● **Exercise brief**
Skip any picture you find and retype all the remaining lines exactly.
===== Data provided
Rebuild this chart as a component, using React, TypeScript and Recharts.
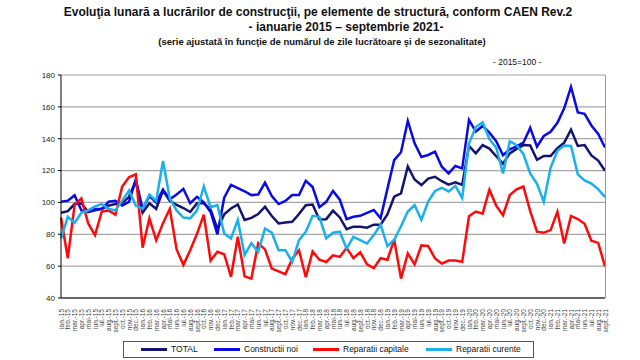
import React from 'react';
import { LineChart, Line, XAxis, YAxis, CartesianGrid } from 'recharts';

const MONTHS = ['ian.', 'feb.', 'mar.', 'apr.', 'mai', 'iun.', 'iul.', 'aug.', 'sept.', 'oct.', 'nov.', 'dec.'];
const YEARS = ['15', '16', '17', '18', '19', '20', '21'];
const Y_TICKS = [40, 60, 80, 100, 120, 140, 160, 180];

// ian. 2015 .. sept. 2021 (81 luni)
const categories: string[] = [];
YEARS.forEach(yr => MONTHS.forEach(m => categories.push(`${m}-${yr}`)));
categories.length = 81;

const total = [
  93.5, 94.5, 99, 99.5, 94, 95, 96, 98, 99, 99.5, 103.5, 113.5,
  93.5, 99.5, 96, 107.5, 101, 98.5, 96.5, 94, 99.5, 99.5, 95.5, 83.5,
  92.5, 96.2, 98.7, 89, 90.3, 92.7, 97.3, 91.5, 86.8, 87.4, 87.8, 92.7,
  98.3, 98.7, 89.3, 89.5, 94.8, 90.6, 83.2, 84.8, 84.7, 84.1, 86, 86,
  92.5, 103.6, 105.7, 122.6, 114.4, 110.9, 115, 116.1, 113.3, 111.2, 112.6, 111,
  135.5, 130.8, 136, 133.8, 129, 124.3, 130.8, 133.6, 136, 135.7, 126.8, 129.2,
  129.1, 134, 137.5, 145.7, 135.5, 136, 129.5, 126.3, 119.9,
];

const constructiiNoi = [
  100.5, 101, 104.5, 95, 94.5, 95.8, 95.8, 100.4, 101, 98, 100.4, 114.5,
  96, 104, 100, 108, 102, 105, 108.5, 99.5, 103.5, 100, 94, 80,
  103, 111, 109, 107, 104.6, 105, 112.4, 104, 99, 101, 104.6, 104.6,
  113.6, 109.7, 97, 100.4, 107.2, 101.7, 89.5, 91, 91.6, 93.5, 95.2, 90,
  108.5, 126.6, 131.5, 151.2, 137.1, 128.5, 129.8, 131.9, 122.4, 118.2, 122.9, 121.4,
  151.8, 144.5, 148, 143.8, 138.5, 129.6, 133.3, 135.2, 137.5, 146.8, 135, 141.7,
  144.4, 150, 159.1, 172.5, 156.5, 155.6, 148.3, 143, 134.5,
];

const reparatiiCapitale = [
  90.5, 65, 98.3, 102.5, 86.8, 79.5, 94.3, 95, 92.3, 110, 115.8, 117.6,
  71.6, 90, 76.2, 87, 96, 70.5, 60.8, 70, 80.3, 92.3, 63.5, 69,
  67.5, 53.3, 78.4, 53.6, 52.2, 74.4, 70.5, 58.5, 56.7, 55, 64.5, 70,
  53, 69.2, 64, 62.6, 66.8, 65.8, 71.5, 65, 68.8, 61.1, 58.7, 65,
  64, 76.6, 52.2, 68, 61.1, 73, 72.7, 64.8, 61.6, 63.5, 63.5, 62.7,
  91.3, 94.3, 93, 108, 98, 92, 104.6, 108.2, 110, 94.5, 81.6, 81,
  82.6, 94.1, 74.2, 91.5, 89.6, 86.6, 75.9, 74.6, 59.8,
];

const reparatiiCurente = [
  77.5, 91, 87.2, 93.5, 95, 97.5, 99, 96, 95, 101, 107.5, 98,
  96, 105, 101, 126, 102.5, 95, 90.5, 90, 95, 110, 97, 98.3,
  80.5, 77.4, 89, 67, 74.4, 69, 83.6, 81, 70, 70, 62.7, 76.3,
  81.6, 91.6, 91, 77.4, 81, 81.6, 71, 78.4, 76.3, 74.2, 79.5, 86,
  72.6, 76.6, 85, 94.3, 98.3, 89.1, 100.6, 107.2, 109.2, 106.9, 110.4, 102.8,
  137, 147.3, 150.3, 139.7, 134.5, 118.2, 138.4, 136, 130.3, 118.2, 111.7, 100.4,
  121.7, 132.4, 135.7, 135.5, 117.6, 113.8, 111.8, 108.3, 103.3,
];

const SERIES = [
  { key: 'total', name: 'TOTAL', color: '#14146e', values: total },
  { key: 'noi', name: 'Constructii noi', color: '#0a0ae6', values: constructiiNoi },
  { key: 'capitale', name: 'Reparatii capitale', color: '#ff0a0a', values: reparatiiCapitale },
  { key: 'curente', name: 'Reparatii curente', color: '#1ab0ec', values: reparatiiCurente },
];

const data = categories.map((month, i) => {
  const row: Record<string, string | number> = { month };
  SERIES.forEach(s => { row[s.key] = s.values[i]; });
  return row;
});

const FONT = 'Arial, "Liberation Sans", sans-serif';

const MonthTick = ({ x, y, payload }: any) => (
  <text
    x={x}
    y={y + 3}
    transform={`rotate(-90 ${x} ${y + 3})`}
    textAnchor="end"
    dominantBaseline="central"
    fontSize={6.5}
    fontFamily={FONT}
    fill="#444"
  >
    {payload.value}
  </text>
);

const legendPos = [17, 90, 189, 302];

const App: React.FC = () => {
  return (
    <div style={{ position: 'absolute', left: 0, top: 0, width: 640, height: 360, background: '#fff', fontFamily: FONT }}>
      <div style={{ position: 'absolute', left: 0, top: 5, width: 636, textAlign: 'center', fontWeight: 'bold', fontSize: 12, color: '#111' }}>
        Evoluţia lunară a lucrărilor de construcţii, pe elemente de structură, conform CAEN Rev.2
      </div>
      <div style={{ position: 'absolute', left: 0, top: 20, width: 692, textAlign: 'center', fontWeight: 'bold', fontSize: 12, color: '#111' }}>
        - ianuarie 2015 – septembrie 2021-
      </div>
      <div style={{ position: 'absolute', left: 0, top: 36, width: 644, textAlign: 'center', fontWeight: 'bold', fontSize: 9.5, color: '#111' }}>
        (serie ajustată în funcţie de numărul de zile lucrătoare şi de sezonalitate)
      </div>
      <div style={{ position: 'absolute', left: 493, top: 57, fontSize: 8.5, color: '#111' }}>- 2015=100 -</div>

      <LineChart width={640} height={360} data={data} margin={{ top: 75, right: 35, bottom: 0, left: 0 }}>
        <CartesianGrid vertical={false} stroke="#a6a6a6" strokeWidth={1.2} />
        <XAxis
          dataKey="month"
          interval={0}
          height={62}
          tick={<MonthTick />}
          tickLine={false}
          axisLine={{ stroke: '#000', strokeWidth: 1 }}
        />
        <YAxis
          width={61}
          domain={[40, 180]}
          ticks={Y_TICKS}
          tickSize={3}
          tickMargin={3}
          tick={{ fontSize: 8, fill: '#222', fontFamily: FONT }}
          tickLine={{ stroke: '#000' }}
          axisLine={{ stroke: '#000', strokeWidth: 1 }}
        />
        {SERIES.map(s => (
          <Line
            key={s.key}
            type="linear"
            dataKey={s.key}
            name={s.name}
            stroke={s.color}
            strokeWidth={2.5}
            dot={false}
            isAnimationActive={false}
          />
        ))}
      </LineChart>

      <div style={{ position: 'absolute', left: 605, top: 75, width: 1, height: 223, background: '#999' }} />

      <div style={{ position: 'absolute', left: 123, top: 341, width: 409, height: 15, border: '1px solid #555', fontSize: 8.5, color: '#111' }}>
        {SERIES.map((s, i) => (
          <div key={s.key} style={{ position: 'absolute', left: legendPos[i], top: 2, display: 'flex', alignItems: 'center', whiteSpace: 'nowrap' }}>
            <span style={{ display: 'inline-block', width: 26, height: 3, background: s.color, marginRight: 4 }} />
            {s.name}
          </div>
        ))}
      </div>
    </div>
  );
};

export default App;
==========
● **Answer to this task**
Rebuild this chart as a component, using React, TypeScript and Recharts.
import React from 'react';
import { LineChart, Line, XAxis, YAxis, CartesianGrid } from 'recharts';

const MONTHS = ['ian.', 'feb.', 'mar.', 'apr.', 'mai', 'iun.', 'iul.', 'aug.', 'sept.', 'oct.', 'nov.', 'dec.'];
const YEARS = ['15', '16', '17', '18', '19', '20', '21'];
const Y_TICKS = [40, 60, 80, 100, 120, 140, 160, 180];

// ian. 2015 .. sept. 2021 (81 luni)
const categories: string[] = [];
YEARS.forEach(yr => MONTHS.forEach(m => categories.push(`${m}-${yr}`)));
categories.length = 81;

const total = [
  93.5, 94.5, 99, 99.5, 94, 95, 96, 98, 99, 99.5, 103.5, 113.5,
  93.5, 99.5, 96, 107.5, 101, 98.5, 96.5, 94, 99.5, 99.5, 95.5, 83.5,
  92.5, 96.2, 98.7, 89, 90.3, 92.7, 97.3, 91.5, 86.8, 87.4, 87.8, 92.7,
  98.3, 98.7, 89.3, 89.5, 94.8, 90.6, 83.2, 84.8, 84.7, 84.1, 86, 86,
  92.5, 103.6, 105.7, 122.6, 114.4, 110.9, 115, 116.1, 113.3, 111.2, 112.6, 111,
  135.5, 130.8, 136, 133.8, 129, 124.3, 130.8, 133.6, 136, 135.7, 126.8, 129.2,
  129.1, 134, 137.5, 145.7, 135.5, 136, 129.5, 126.3, 119.9,
];

const constructiiNoi = [
  100.5, 101, 104.5, 95, 94.5, 95.8, 95.8, 100.4, 101, 98, 100.4, 114.5,
  96, 104, 100, 108, 102, 105, 108.5, 99.5, 103.5, 100, 94, 80,
  103, 111, 109, 107, 104.6, 105, 112.4, 104, 99, 101, 104.6, 104.6,
  113.6, 109.7, 97, 100.4, 107.2, 101.7, 89.5, 91, 91.6, 93.5, 95.2, 90,
  108.5, 126.6, 131.5, 151.2, 137.1, 128.5, 129.8, 131.9, 122.4, 118.2, 122.9, 121.4,
  151.8, 144.5, 148, 143.8, 138.5, 129.6, 133.3, 135.2, 137.5, 146.8, 135, 141.7,
  144.4, 150, 159.1, 172.5, 156.5, 155.6, 148.3, 143, 134.5,
];

const reparatiiCapitale = [
  90.5, 65, 98.3, 102.5, 86.8, 79.5, 94.3, 95, 92.3, 110, 115.8, 117.6,
  71.6, 90, 76.2, 87, 96, 70.5, 60.8, 70, 80.3, 92.3, 63.5, 69,
  67.5, 53.3, 78.4, 53.6, 52.2, 74.4, 70.5, 58.5, 56.7, 55, 64.5, 70,
  53, 69.2, 64, 62.6, 66.8, 65.8, 71.5, 65, 68.8, 61.1, 58.7, 65,
  64, 76.6, 52.2, 68, 61.1, 73, 72.7, 64.8, 61.6, 63.5, 63.5, 62.7,
  91.3, 94.3, 93, 108, 98, 92, 104.6, 108.2, 110, 94.5, 81.6, 81,
  82.6, 94.1, 74.2, 91.5, 89.6, 86.6, 75.9, 74.6, 59.8,
];

const reparatiiCurente = [
  77.5, 91, 87.2, 93.5, 95, 97.5, 99, 96, 95, 101, 107.5, 98,
  96, 105, 101, 126, 102.5, 95, 90.5, 90, 95, 110, 97, 98.3,
  80.5, 77.4, 89, 67, 74.4, 69, 83.6, 81, 70, 70, 62.7, 76.3,
  81.6, 91.6, 91, 77.4, 81, 81.6, 71, 78.4, 76.3, 74.2, 79.5, 86,
  72.6, 76.6, 85, 94.3, 98.3, 89.1, 100.6, 107.2, 109.2, 106.9, 110.4, 102.8,
  137, 147.3, 150.3, 139.7, 134.5, 118.2, 138.4, 136, 130.3, 118.2, 111.7, 100.4,
  121.7, 132.4, 135.7, 135.5, 117.6, 113.8, 111.8, 108.3, 103.3,
];

const SERIES = [
  { key: 'total', name: 'TOTAL', color: '#14146e', values: total },
  { key: 'noi', name: 'Constructii noi', color: '#0a0ae6', values: constructiiNoi },
  { key: 'capitale', name: 'Reparatii capitale', color: '#ff0a0a', values: reparatiiCapitale },
  { key: 'curente', name: 'Reparatii curente', color: '#1ab0ec', values: reparatiiCurente },
];

const data = categories.map((month, i) => {
  const row: Record<string, string | number> = { month };
  SERIES.forEach(s => { row[s.key] = s.values[i]; });
  return row;
});

const FONT = 'Arial, "Liberation Sans", sans-serif';

const MonthTick = ({ x, y, payload }: any) => (
  <text
    x={x}
    y={y + 3}
    transform={`rotate(-90 ${x} ${y + 3})`}
    textAnchor="end"
    dominantBaseline="central"
    fontSize={6.5}
    fontFamily={FONT}
    fill="#444"
  >
    {payload.value}
  </text>
);

const legendPos = [17, 90, 189, 302];

const App: React.FC = () => {
  return (
    <div style={{ position: 'absolute', left: 0, top: 0, width: 640, height: 360, background: '#fff', fontFamily: FONT }}>
      <div style={{ position: 'absolute', left: 0, top: 5, width: 636, textAlign: 'center', fontWeight: 'bold', fontSize: 12, color: '#111' }}>
        Evoluţia lunară a lucrărilor de construcţii, pe elemente de structură, conform CAEN Rev.2
      </div>
      <div style={{ position: 'absolute', left: 0, top: 20, width: 692, textAlign: 'center', fontWeight: 'bold', fontSize: 12, color: '#111' }}>
        - ianuarie 2015 – septembrie 2021-
      </div>
      <div style={{ position: 'absolute', left: 0, top: 36, width: 644, textAlign: 'center', fontWeight: 'bold', fontSize: 9.5, color: '#111' }}>
        (serie ajustată în funcţie de numărul de zile lucrătoare şi de sezonalitate)
      </div>
      <div style={{ position: 'absolute', left: 493, top: 57, fontSize: 8.5, color: '#111' }}>- 2015=100 -</div>

      <LineChart width={640} height={360} data={data} margin={{ top: 75, right: 35, bottom: 0, left: 0 }}>
        <CartesianGrid vertical={false} stroke="#a6a6a6" strokeWidth={1.2} />
        <XAxis
          dataKey="month"
          interval={0}
          height={62}
          tick={<MonthTick />}
          tickLine={false}
          axisLine={{ stroke: '#000', strokeWidth: 1 }}
        />
        <YAxis
          width={61}
          domain={[40, 180]}
          ticks={Y_TICKS}
          tickSize={3}
          tickMargin={3}
          tick={{ fontSize: 8, fill: '#222', fontFamily: FONT }}
          tickLine={{ stroke: '#000' }}
          axisLine={{ stroke: '#000', strokeWidth: 1 }}
        />
        {SERIES.map(s => (
          <Line
            key={s.key}
            type="linear"
            dataKey={s.key}
            name={s.name}
            stroke={s.color}
            strokeWidth={2.5}
            dot={false}
            isAnimationActive={false}
          />
        ))}
      </LineChart>

      <div style={{ position: 'absolute', left: 605, top: 75, width: 1, height: 223, background: '#999' }} />

      <div style={{ position: 'absolute', left: 123, top: 341, width: 409, height: 15, border: '1px solid #555', fontSize: 8.5, color: '#111' }}>
        {SERIES.map((s, i) => (
          <div key={s.key} style={{ position: 'absolute', left: legendPos[i], top: 2, display: 'flex', alignItems: 'center', whiteSpace: 'nowrap' }}>
            <span style={{ display: 'inline-block', width: 26, height: 3, background: s.color, marginRight: 4 }} />
            {s.name}
          </div>
        ))}
      </div>
    </div>
  );
};

export default App;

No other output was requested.